Popular food such as butter tarts and tourtière use pastry crust that is often made with lard. Simply substitute the lard with a good quality and solid vegetable fat. Coconut oil is a good option and any commercial product without hydrogenated oils and controversial palm oil is also an option.

Canadian bacon shows up in just about everything: sandwiches, doughnuts, salads, etc. You can buy maple smoked tempeh that tries to emulate bacon in look, taste and sizzle or you can make your own using tempeh or even eggplant.

With three oceanic coasts, seafood makes for a popular dish in Canada. Dulse, a seaweed widely available in the east coast, can be used as a salty ‘sea’soning to impart the taste of the ocean to any dish.

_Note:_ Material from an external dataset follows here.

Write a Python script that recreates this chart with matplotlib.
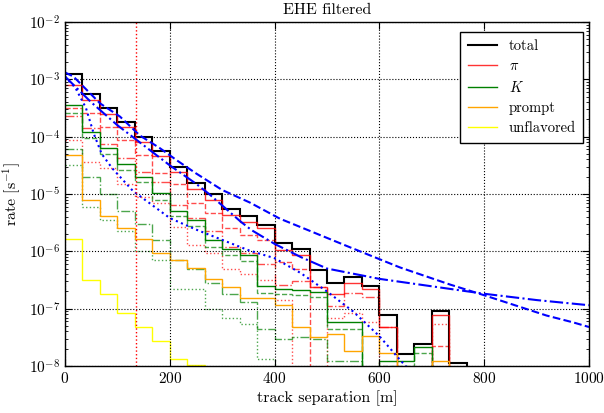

And check that your maple syrup is kosher. Previously, animal fat (typically pig) was used to prevent foaming when producing this amber liquid. Kosher, or the pareve label, indicates that no pork product has been used.

And your Canadian mystery box challenge! Use at least three of the following ingredients to create a dish. Tune into next week’s Meatless Monday to get more ideas.

  • maple syrup
  • lentils
  • mustard seed
  • fiddleheads
  • potatoes
  • berries
  • apples
  • sugar pumpkin
  • wheat and red fife flour
  • hemp seed
  • dulse

2 thoughts on “Meatless Monday – A quick fix 🇨🇦

  1. I should try maple smoked tempeh although I’ve never understood why people what to be vegetarians and still try to smell bacon or emulate chicken, beef etc My son is vegetarian!

    1. I agree. It seems ironic to become vegetarian then eat plant-based food that resembles meat. I tried maple smoked tempeh by chance and it’s appeal is the combination of the trinity of tastes: sweet, salty, smokey/umami.